Will there be a trigger to move Denbury common equity higher. If oil prices move up a few more dollars, I suspect that management could hedge several months out in the mid $50s which will strengthen its ability to survive any additional short-term downturn. On the other hand, oil could be poised to keep moving higher if inventories continue to contract and OPEC is poised to freeze or reduce production.
I keep believing that world production levels have been coming down for some time and it was the offshore storage that made up the difference. Now that offshore storage has withered (my opinion), world production levels have been reduced enough to more than balance supply/demand equation. Keep looking for a lack of imports coming into the US to support my hypothesis. If my hypothesis is correct and world demand holds steady, there could be a swift rise in oil prices over next few months. This means $60+ oil and DNR at $7+.

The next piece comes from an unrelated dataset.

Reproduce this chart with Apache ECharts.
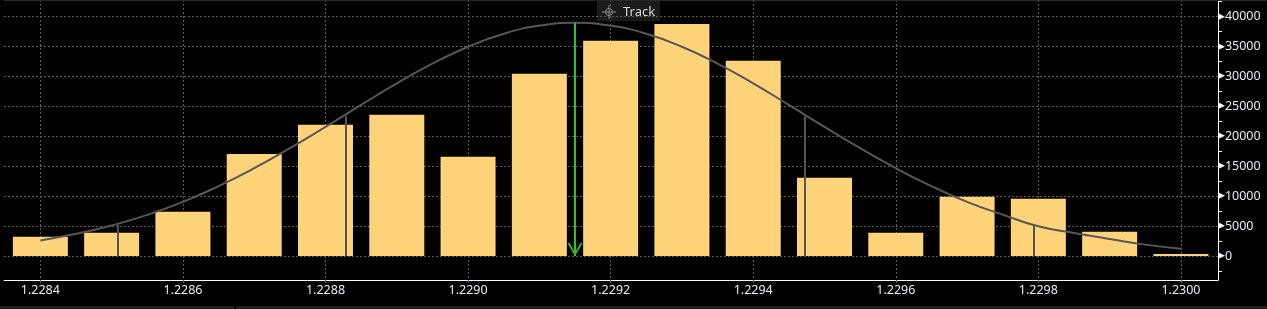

Notice that imports are down quite a bit overall in past several weeks. Is this because the overall level of imports were supported by incoming oil from offshore storage and that the offshore storage has withered away that is resulting in less imports overall?
Or, is it that the imports are lower because it is being held up overseas or diverted to other portions of the world that have increasing demand or needs?
Or, is it that the "real" production levels are lower than being touted and this is why there is actually less oil coming our way?
Almost all the answers lead to lower inventory levels going forward coming from lower imports. This would mean higher oil prices in the near future.